My gut says you might want more than 6 MFCCs. Definitely try it and see if it works for you though! I usually start with 13 and might go up from there, I’ve never tried it with 6.

Here’s the patch I was talking about. i hope it helps. Let me know if more questions arise!

02 concat with scaler live input.maxpat (65.4 KB)


Happy New Year Ted!

Thank you so much for going through my long post, and for sharing your approach, this is most helpful.
Looking at your file I realise that my step of going through umap and using a 2D table may not be needed, since umap distributes points based on their neighbours/distance to each other in an interative procedure. If there was some way to apply the same mapping the umap used to create the buffer and then consider the live input based on this mapping, it could work, but I’m not sure if thats possible.

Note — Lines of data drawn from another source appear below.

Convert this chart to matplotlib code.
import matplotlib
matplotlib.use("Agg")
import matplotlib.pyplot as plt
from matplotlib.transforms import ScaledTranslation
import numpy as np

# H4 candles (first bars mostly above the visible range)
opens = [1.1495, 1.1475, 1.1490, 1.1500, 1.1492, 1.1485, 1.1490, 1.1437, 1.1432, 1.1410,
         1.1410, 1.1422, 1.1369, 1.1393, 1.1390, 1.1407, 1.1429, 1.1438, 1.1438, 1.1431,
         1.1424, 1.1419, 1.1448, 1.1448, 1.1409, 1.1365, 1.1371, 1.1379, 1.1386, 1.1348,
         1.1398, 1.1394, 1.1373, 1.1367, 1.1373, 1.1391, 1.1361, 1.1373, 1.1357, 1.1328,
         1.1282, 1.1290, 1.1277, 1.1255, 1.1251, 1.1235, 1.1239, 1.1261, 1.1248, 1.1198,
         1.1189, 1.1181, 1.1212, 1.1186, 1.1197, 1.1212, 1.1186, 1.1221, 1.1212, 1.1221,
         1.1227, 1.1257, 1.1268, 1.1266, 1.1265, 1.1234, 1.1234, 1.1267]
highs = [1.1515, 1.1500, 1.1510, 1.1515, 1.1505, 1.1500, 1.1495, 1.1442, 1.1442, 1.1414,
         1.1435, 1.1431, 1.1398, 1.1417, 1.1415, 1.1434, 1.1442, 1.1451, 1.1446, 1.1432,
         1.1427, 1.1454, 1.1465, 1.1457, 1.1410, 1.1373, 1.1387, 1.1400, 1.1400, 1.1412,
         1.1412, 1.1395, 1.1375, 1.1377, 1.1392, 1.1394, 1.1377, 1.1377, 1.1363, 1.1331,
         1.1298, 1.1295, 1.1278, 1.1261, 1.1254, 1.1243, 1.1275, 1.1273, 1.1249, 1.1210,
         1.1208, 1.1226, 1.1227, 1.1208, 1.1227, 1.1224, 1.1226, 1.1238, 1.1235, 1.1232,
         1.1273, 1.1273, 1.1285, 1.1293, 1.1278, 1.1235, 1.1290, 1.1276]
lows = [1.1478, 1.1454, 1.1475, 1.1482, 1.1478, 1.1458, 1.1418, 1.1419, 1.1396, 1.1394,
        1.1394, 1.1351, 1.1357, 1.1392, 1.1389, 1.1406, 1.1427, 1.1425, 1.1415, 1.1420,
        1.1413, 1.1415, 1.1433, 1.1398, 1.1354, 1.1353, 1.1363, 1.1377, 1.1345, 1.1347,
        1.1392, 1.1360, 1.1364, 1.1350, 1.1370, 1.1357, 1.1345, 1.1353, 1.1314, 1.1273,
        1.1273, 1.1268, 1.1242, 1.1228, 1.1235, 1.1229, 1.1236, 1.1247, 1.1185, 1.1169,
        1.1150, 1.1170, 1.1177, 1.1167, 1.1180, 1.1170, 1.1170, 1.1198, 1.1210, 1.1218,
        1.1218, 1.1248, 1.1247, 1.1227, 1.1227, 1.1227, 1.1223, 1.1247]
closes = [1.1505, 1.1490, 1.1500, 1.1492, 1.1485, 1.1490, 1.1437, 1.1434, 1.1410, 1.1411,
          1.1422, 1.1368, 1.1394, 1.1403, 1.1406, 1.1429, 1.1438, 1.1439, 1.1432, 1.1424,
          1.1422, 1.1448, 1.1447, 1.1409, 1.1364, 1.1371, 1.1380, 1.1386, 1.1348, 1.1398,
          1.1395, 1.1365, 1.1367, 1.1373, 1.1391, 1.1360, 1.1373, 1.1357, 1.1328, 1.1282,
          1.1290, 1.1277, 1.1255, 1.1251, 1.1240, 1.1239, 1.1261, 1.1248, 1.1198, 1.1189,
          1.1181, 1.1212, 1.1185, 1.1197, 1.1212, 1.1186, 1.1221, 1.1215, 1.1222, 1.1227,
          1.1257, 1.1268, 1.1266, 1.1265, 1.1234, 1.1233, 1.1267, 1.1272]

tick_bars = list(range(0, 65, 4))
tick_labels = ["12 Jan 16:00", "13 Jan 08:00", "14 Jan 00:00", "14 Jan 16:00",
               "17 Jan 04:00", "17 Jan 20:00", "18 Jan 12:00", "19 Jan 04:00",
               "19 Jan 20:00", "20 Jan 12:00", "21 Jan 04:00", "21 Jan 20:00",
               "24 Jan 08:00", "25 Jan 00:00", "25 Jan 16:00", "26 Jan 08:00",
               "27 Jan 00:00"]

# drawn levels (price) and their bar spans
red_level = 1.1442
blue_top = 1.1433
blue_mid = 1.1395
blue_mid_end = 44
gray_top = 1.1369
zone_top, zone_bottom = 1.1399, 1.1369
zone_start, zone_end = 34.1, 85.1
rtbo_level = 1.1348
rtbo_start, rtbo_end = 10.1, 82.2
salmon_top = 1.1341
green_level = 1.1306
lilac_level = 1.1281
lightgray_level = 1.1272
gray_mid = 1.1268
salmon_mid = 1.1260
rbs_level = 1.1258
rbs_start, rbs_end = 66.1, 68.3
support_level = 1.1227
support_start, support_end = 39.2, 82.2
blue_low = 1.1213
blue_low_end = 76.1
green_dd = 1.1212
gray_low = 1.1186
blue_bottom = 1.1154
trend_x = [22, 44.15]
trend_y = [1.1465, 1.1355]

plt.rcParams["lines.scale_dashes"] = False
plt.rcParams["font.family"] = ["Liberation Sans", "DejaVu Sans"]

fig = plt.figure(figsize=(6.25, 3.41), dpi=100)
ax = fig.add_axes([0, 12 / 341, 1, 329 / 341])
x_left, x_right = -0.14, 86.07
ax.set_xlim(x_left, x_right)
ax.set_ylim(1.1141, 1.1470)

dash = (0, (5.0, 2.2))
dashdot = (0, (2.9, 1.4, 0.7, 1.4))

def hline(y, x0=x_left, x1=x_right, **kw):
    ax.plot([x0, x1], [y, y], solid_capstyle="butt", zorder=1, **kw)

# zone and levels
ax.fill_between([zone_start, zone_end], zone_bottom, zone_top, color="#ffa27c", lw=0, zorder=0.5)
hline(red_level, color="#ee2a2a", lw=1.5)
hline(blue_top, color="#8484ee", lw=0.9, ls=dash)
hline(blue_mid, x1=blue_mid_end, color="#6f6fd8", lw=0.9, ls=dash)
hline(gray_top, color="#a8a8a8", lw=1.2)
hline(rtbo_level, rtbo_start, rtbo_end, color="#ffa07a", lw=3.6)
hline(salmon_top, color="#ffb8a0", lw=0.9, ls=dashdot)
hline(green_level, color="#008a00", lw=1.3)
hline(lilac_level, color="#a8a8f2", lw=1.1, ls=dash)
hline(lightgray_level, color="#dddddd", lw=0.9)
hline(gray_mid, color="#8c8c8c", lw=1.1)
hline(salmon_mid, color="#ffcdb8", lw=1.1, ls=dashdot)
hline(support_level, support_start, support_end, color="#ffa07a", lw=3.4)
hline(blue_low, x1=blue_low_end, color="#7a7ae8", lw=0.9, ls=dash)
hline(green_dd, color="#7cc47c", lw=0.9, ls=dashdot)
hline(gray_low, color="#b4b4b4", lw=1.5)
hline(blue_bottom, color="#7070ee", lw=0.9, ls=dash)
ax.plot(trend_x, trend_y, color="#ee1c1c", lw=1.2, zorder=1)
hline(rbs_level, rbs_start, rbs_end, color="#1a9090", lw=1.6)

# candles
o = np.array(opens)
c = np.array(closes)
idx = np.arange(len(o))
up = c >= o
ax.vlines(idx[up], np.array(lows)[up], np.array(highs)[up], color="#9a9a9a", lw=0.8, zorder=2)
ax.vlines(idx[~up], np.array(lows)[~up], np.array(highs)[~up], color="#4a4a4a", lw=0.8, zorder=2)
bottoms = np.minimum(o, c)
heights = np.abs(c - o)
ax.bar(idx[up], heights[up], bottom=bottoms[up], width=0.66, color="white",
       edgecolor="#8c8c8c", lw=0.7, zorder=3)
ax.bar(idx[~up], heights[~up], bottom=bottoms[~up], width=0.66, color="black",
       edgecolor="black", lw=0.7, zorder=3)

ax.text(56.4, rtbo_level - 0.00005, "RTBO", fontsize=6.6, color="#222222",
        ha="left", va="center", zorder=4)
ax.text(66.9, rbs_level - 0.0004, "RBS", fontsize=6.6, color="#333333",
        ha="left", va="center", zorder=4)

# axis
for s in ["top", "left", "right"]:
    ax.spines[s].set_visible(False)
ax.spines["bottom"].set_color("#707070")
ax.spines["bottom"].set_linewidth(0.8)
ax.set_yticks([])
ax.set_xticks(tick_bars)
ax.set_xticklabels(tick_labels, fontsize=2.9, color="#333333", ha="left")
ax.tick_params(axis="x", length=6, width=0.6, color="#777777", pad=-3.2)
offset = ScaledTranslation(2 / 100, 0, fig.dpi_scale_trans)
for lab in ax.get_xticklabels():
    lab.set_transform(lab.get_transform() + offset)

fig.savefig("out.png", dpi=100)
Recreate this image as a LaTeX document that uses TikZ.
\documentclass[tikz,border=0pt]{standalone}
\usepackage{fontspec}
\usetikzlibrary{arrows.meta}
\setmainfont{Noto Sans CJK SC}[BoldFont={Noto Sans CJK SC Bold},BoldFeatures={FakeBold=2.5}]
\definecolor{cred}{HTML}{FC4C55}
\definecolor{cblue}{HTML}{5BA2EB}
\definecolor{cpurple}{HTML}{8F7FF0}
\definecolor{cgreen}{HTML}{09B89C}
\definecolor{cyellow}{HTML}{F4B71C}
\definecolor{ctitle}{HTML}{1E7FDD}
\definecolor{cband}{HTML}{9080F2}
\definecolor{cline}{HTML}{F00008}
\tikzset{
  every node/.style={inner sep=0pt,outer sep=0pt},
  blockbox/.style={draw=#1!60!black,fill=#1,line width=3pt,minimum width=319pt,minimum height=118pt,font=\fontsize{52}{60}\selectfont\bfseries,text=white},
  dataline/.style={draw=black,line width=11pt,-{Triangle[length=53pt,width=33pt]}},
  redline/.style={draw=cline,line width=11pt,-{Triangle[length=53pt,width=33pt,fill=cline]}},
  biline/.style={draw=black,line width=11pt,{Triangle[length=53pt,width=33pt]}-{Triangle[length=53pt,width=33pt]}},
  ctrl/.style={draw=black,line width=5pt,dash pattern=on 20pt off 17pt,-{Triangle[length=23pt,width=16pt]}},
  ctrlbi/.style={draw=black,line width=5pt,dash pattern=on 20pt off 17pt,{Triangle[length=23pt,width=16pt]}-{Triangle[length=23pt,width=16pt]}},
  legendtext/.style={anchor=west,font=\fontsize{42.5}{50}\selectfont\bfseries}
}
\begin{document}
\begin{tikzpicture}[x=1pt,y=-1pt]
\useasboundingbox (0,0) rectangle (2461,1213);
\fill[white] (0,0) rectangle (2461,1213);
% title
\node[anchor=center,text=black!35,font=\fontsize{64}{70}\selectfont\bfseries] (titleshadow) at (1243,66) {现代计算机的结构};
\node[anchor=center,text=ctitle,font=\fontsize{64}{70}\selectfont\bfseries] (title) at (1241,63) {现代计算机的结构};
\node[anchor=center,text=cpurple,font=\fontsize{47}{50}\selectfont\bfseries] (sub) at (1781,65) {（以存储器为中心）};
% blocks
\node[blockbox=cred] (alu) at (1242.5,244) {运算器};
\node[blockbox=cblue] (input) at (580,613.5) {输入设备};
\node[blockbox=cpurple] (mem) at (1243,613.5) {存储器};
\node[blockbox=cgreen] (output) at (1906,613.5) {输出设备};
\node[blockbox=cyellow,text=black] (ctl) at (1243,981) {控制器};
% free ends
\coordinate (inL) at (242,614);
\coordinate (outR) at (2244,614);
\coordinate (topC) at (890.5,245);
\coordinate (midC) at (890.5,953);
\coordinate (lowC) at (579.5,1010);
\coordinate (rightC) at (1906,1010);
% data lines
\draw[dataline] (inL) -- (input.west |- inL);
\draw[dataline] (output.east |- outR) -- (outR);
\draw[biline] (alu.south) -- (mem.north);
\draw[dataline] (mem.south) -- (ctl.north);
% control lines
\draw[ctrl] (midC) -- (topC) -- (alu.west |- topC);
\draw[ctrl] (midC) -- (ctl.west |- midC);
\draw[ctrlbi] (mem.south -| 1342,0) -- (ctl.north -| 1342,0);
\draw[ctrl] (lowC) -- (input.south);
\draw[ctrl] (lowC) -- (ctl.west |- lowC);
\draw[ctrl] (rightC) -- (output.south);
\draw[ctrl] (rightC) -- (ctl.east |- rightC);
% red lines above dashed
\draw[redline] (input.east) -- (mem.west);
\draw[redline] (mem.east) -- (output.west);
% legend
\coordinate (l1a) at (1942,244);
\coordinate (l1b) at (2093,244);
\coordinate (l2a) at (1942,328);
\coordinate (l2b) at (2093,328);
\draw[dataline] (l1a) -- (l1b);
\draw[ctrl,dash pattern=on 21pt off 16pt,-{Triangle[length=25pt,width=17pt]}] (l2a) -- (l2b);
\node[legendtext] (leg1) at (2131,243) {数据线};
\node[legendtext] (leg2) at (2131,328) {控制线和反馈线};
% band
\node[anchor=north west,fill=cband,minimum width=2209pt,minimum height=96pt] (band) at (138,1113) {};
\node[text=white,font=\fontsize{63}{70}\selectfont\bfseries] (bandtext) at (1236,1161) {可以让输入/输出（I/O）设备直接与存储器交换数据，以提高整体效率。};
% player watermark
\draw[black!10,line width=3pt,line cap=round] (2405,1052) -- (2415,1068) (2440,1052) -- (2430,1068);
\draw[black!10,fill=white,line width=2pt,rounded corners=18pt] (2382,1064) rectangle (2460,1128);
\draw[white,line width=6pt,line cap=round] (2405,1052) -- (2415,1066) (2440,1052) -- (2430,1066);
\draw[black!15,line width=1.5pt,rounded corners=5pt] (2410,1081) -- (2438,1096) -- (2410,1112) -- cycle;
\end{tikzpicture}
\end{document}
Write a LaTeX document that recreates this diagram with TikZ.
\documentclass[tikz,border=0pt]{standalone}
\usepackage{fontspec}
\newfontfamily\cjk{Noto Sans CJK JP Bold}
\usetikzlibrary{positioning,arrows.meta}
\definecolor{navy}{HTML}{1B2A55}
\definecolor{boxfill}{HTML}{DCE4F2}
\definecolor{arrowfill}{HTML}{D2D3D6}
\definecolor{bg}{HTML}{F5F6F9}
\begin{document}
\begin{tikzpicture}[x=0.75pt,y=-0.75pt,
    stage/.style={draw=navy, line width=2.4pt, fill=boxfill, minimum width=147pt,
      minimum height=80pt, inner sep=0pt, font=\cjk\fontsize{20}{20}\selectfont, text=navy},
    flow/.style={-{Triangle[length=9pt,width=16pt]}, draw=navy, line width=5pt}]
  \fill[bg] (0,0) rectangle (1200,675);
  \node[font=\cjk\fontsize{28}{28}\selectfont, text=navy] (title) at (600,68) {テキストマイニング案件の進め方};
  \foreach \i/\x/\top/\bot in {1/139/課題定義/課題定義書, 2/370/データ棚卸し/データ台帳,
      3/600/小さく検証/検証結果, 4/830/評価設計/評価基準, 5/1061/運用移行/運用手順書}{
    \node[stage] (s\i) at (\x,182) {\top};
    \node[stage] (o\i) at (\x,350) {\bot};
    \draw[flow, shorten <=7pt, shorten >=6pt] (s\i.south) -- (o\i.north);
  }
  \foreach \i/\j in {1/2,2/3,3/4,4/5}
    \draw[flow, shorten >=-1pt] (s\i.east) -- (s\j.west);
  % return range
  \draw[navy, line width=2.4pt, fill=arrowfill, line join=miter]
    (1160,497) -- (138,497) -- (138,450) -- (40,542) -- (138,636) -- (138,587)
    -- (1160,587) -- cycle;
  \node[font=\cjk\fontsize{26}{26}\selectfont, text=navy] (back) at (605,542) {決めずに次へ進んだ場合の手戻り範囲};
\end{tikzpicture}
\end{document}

I tried your patch and it seems to be working well! There was some parts which I didnt quite get my head around yet, like the useage of transformpoint, but I need to take some proper time off to re-visit this project again properly. Im back to work now so I dont have as much time as I’d like to mess with it. But as soon as I do I’ll be sure to get back on here with updates / more questions.

Thanks again,

This sounds like what UMAP’s tranformpoint message does. From the docs:


Indeed, @NNenov, as @weefuzzy says, I think fluid.umap~'s transformpoint message is what you’re looking for–let us know if that does it!

1 Like

That was the last piece of the puzzle for me, thank you guys!
I saw that the normalize node also accepts transform point as a message, so I can umap and normalise using the same mapping as the corpus, so cool.